__YOUR GOAL__.
Write out, word for word, every line from the first one through the line that holds "plt.rcParams['font.family'] = ['Inter', 'DejaVu", and nothing else; skip the pictures.

__DATA EXCERPT__.
— begin —

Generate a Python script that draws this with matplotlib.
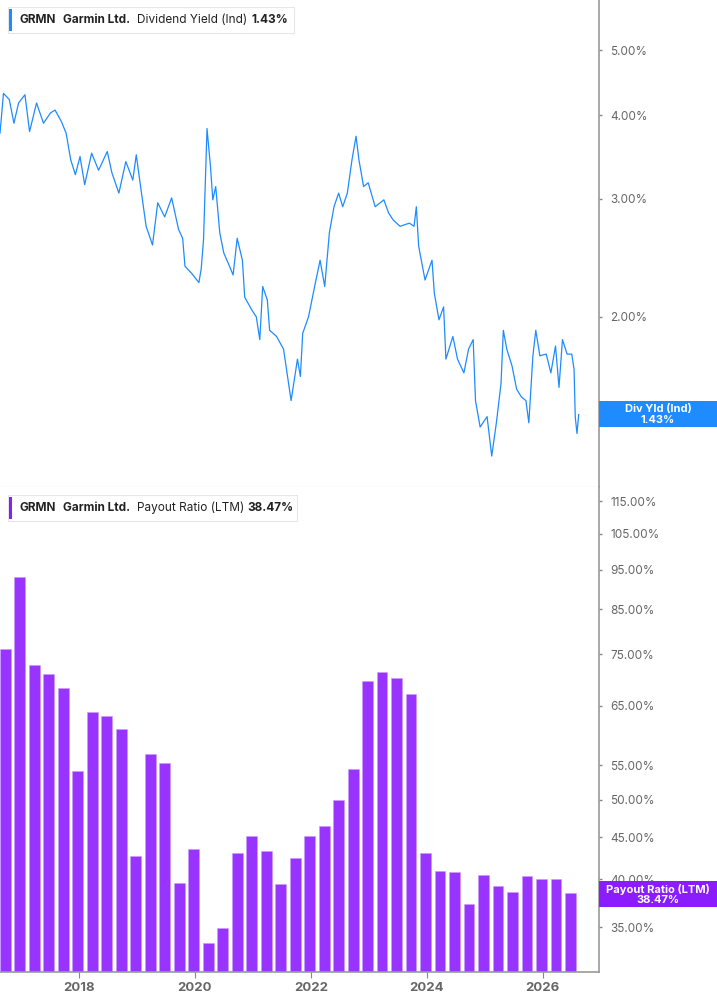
import matplotlib
matplotlib.use('Agg')
import matplotlib.pyplot as plt
from matplotlib.ticker import FixedLocator, NullLocator, FuncFormatter
from matplotlib.patches import Rectangle

plt.rcParams['font.family'] = ['Inter', 'DejaVu Sans']

# ── data ─────────────────────────────────────────────────────────────────────
yld_t = [2016.64, 2016.70, 2016.80, 2016.88, 2016.96, 2017.07, 2017.15, 2017.27, 2017.39, 2017.51,
         2017.59, 2017.70, 2017.78, 2017.86, 2017.94, 2018.02, 2018.10, 2018.22, 2018.34, 2018.49,
         2018.57, 2018.69, 2018.81, 2018.93, 2018.99, 2019.08, 2019.16, 2019.27, 2019.36, 2019.48,
         2019.60, 2019.72, 2019.79, 2019.83, 2019.95, 2020.07, 2020.11, 2020.15, 2020.21, 2020.27,
         2020.31, 2020.36, 2020.43, 2020.50, 2020.58, 2020.66, 2020.73, 2020.82, 2020.86, 2020.98,
         2021.06, 2021.12, 2021.17, 2021.25, 2021.29, 2021.41, 2021.53, 2021.66, 2021.77, 2021.82,
         2021.86, 2021.96, 2022.08, 2022.16, 2022.24, 2022.32, 2022.40, 2022.48, 2022.55, 2022.63,
         2022.71, 2022.78, 2022.83, 2022.91, 2022.99, 2023.11, 2023.26, 2023.34, 2023.42, 2023.54,
         2023.70, 2023.78, 2023.82, 2023.86, 2023.97, 2024.09, 2024.13, 2024.21, 2024.29, 2024.33,
         2024.45, 2024.53, 2024.64, 2024.72, 2024.80, 2024.84, 2024.92, 2025.04, 2025.12, 2025.20,
         2025.28, 2025.32, 2025.38, 2025.47, 2025.55, 2025.63, 2025.71, 2025.76, 2025.83, 2025.88,
         2025.95, 2026.06, 2026.14, 2026.22, 2026.28, 2026.34, 2026.42, 2026.50, 2026.54, 2026.56,
         2026.59, 2026.62]
yld_v = [3.76, 4.31, 4.22, 3.89, 4.17, 4.29, 3.78, 4.17, 3.89, 4.03,
         4.07, 3.91, 3.76, 3.43, 3.26, 3.47, 3.15, 3.51, 3.31, 3.53,
         3.28, 3.06, 3.41, 3.20, 3.49, 3.06, 2.73, 2.56, 2.96, 2.82,
         3.01, 2.70, 2.62, 2.38, 2.32, 2.25, 2.36, 2.61, 3.82, 3.35,
         2.99, 3.13, 2.67, 2.49, 2.40, 2.31, 2.62, 2.43, 2.14, 2.05,
         2.00, 1.85, 2.22, 2.12, 1.91, 1.87, 1.79, 1.50, 1.73, 1.63,
         1.89, 2.00, 2.25, 2.43, 2.22, 2.67, 2.92, 3.06, 2.92, 3.06,
         3.43, 3.72, 3.43, 3.13, 3.17, 2.92, 2.99, 2.86, 2.79, 2.73,
         2.76, 2.73, 2.92, 2.55, 2.27, 2.43, 2.17, 1.98, 2.07, 1.73,
         1.87, 1.73, 1.65, 1.79, 1.85, 1.50, 1.37, 1.42, 1.24, 1.39,
         1.59, 1.91, 1.79, 1.69, 1.56, 1.52, 1.50, 1.39, 1.75, 1.91,
         1.75, 1.76, 1.65, 1.81, 1.57, 1.85, 1.76, 1.76, 1.67, 1.42,
         1.34, 1.43]

payout_first = 2016.73   # first quarterly bar (decimal year)
payout_v = [76.1, 93.0, 72.8, 70.9, 68.2, 54.1, 63.8, 63.1, 60.8, 42.7,
            56.8, 55.4, 39.6, 43.6, 33.5, 34.9, 43.1, 45.1, 43.3, 39.5,
            42.5, 45.2, 46.4, 50.0, 54.5, 69.6, 71.3, 70.2, 67.2, 43.1,
            41.0, 40.9, 37.4, 40.5, 39.3, 38.6, 40.4, 40.0, 40.0, 38.47]
payout_t = [payout_first + 0.25 * i for i in range(len(payout_v))]

yld_ticks = [2, 3, 4, 5]
pay_ticks = [35, 40, 45, 50, 55, 65, 75, 85, 95, 105, 115]
year_ticks = [2018, 2020, 2022, 2024, 2026]

BLUE = '#1E8BFF'
PURPLE = '#9933FF'
TAG_PURPLE = '#8A1CFF'
GRAY = '#666666'

W, H = 717, 1005
fig = plt.figure(figsize=(W / 100, H / 100), dpi=100)
xr = 599 / W
ax1 = fig.add_axes([0, 1 - 487 / H, xr, 487 / H])
ax2 = fig.add_axes([0, 1 - 972 / H, xr, (972 - 487) / H])

XL = (2016.64, 2026.97)
pct = FuncFormatter(lambda v, p: f"{v:.2f}%")

for ax in (ax1, ax2):
    ax.set_xlim(*XL)
    ax.set_yscale('log')
    ax.yaxis.tick_right()
    ax.yaxis.set_minor_locator(NullLocator())
    ax.yaxis.set_major_formatter(pct)
    ax.tick_params(axis='y', length=2, width=1, colors='#888888', labelcolor=GRAY,
                   labelsize=8.5, pad=6)
    for s in ('left', 'top'):
        ax.spines[s].set_visible(False)
    ax.spines['right'].set_color('#999999')
    ax.spines['right'].set_linewidth(1.2)

# top: dividend yield
ax1.plot(yld_t, yld_v, color=BLUE, lw=0.9)
ax1.set_ylim(1.115, 5.94)
ax1.yaxis.set_major_locator(FixedLocator(yld_ticks))
ax1.set_xticks([])
ax1.spines['bottom'].set_color('#cccccc')

# bottom: payout ratio bars
ax2.bar(payout_t, payout_v, width=0.185, color=PURPLE, edgecolor='#c89bff', linewidth=0.4)
ax2.set_ylim(30.9, 119.6)
ax2.yaxis.set_major_locator(FixedLocator(pay_ticks))
ax2.set_xticks(year_ticks)
ax2.set_xticklabels([str(y) for y in year_ticks])
ax2.tick_params(axis='x', length=4, colors='#888888', labelcolor=GRAY, labelsize=9.5)
for lab in ax2.get_xticklabels():
    lab.set_fontweight('bold')
ax2.spines['bottom'].set_color('#999999')
ax2.spines['bottom'].set_linewidth(1.2)


def legend_box(color, parts, ypix, wpix):
    # header box in the top-left corner of each panel
    x0, y0 = 8 / W, 1 - ypix / H
    fig.patches.append(Rectangle((x0, y0 - 26 / H), wpix / W, 26 / H, transform=fig.transFigure,
                                 facecolor='white', edgecolor='#e6e6e6', lw=0.8, zorder=5))
    fig.patches.append(Rectangle((x0 + 1 / W, y0 - 24 / H), 3 / W, 22 / H, transform=fig.transFigure,
                                 facecolor=color, edgecolor='none', zorder=6))
    for txt, weight, x in parts:
        fig.text(x / W, y0 - 13 / H, txt, fontsize=8.5, fontweight=weight,
                 color='#222222', va='center', ha='left', zorder=7)


legend_box(BLUE, [('GRMN', 'bold', 20), ('Garmin Ltd.', 'bold', 63),
                  ('Dividend Yield (Ind)', 'normal', 137), ('1.43%', 'bold', 252)], 7, 286)
legend_box(TAG_PURPLE, [('GRMN', 'bold', 20), ('Garmin Ltd.', 'bold', 63),
                        ('Payout Ratio (LTM)', 'normal', 137), ('38.47%', 'bold', 247)], 495, 289)


def tag(ypix, color, l1, l2):
    fig.patches.append(Rectangle((xr, 1 - (ypix + 13) / H), 1 - xr, 26 / H, transform=fig.transFigure,
                                 facecolor=color, edgecolor='none', zorder=5))
    fig.text((xr + 1) / 2, 1 - (ypix - 5) / H, l1, color='white', fontsize=8, fontweight='bold',
             ha='center', va='center', zorder=6)
    fig.text((xr + 1) / 2, 1 - (ypix + 6) / H, l2, color='white', fontsize=8, fontweight='bold',
             ha='center', va='center', zorder=6)


tag(414, BLUE, 'Div Yld (Ind)', '1.43%')
tag(894, TAG_PURPLE, 'Payout Ratio (LTM)', '38.47%')

fig.savefig('out.png', dpi=100)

— end —

__THE OUTPUT__.
Generate a Python script that draws this with matplotlib.
import matplotlib
matplotlib.use('Agg')
import matplotlib.pyplot as plt
from matplotlib.ticker import FixedLocator, NullLocator, FuncFormatter
from matplotlib.patches import Rectangle

plt.rcParams['font.family'] = ['Inter', 'DejaVu Sans']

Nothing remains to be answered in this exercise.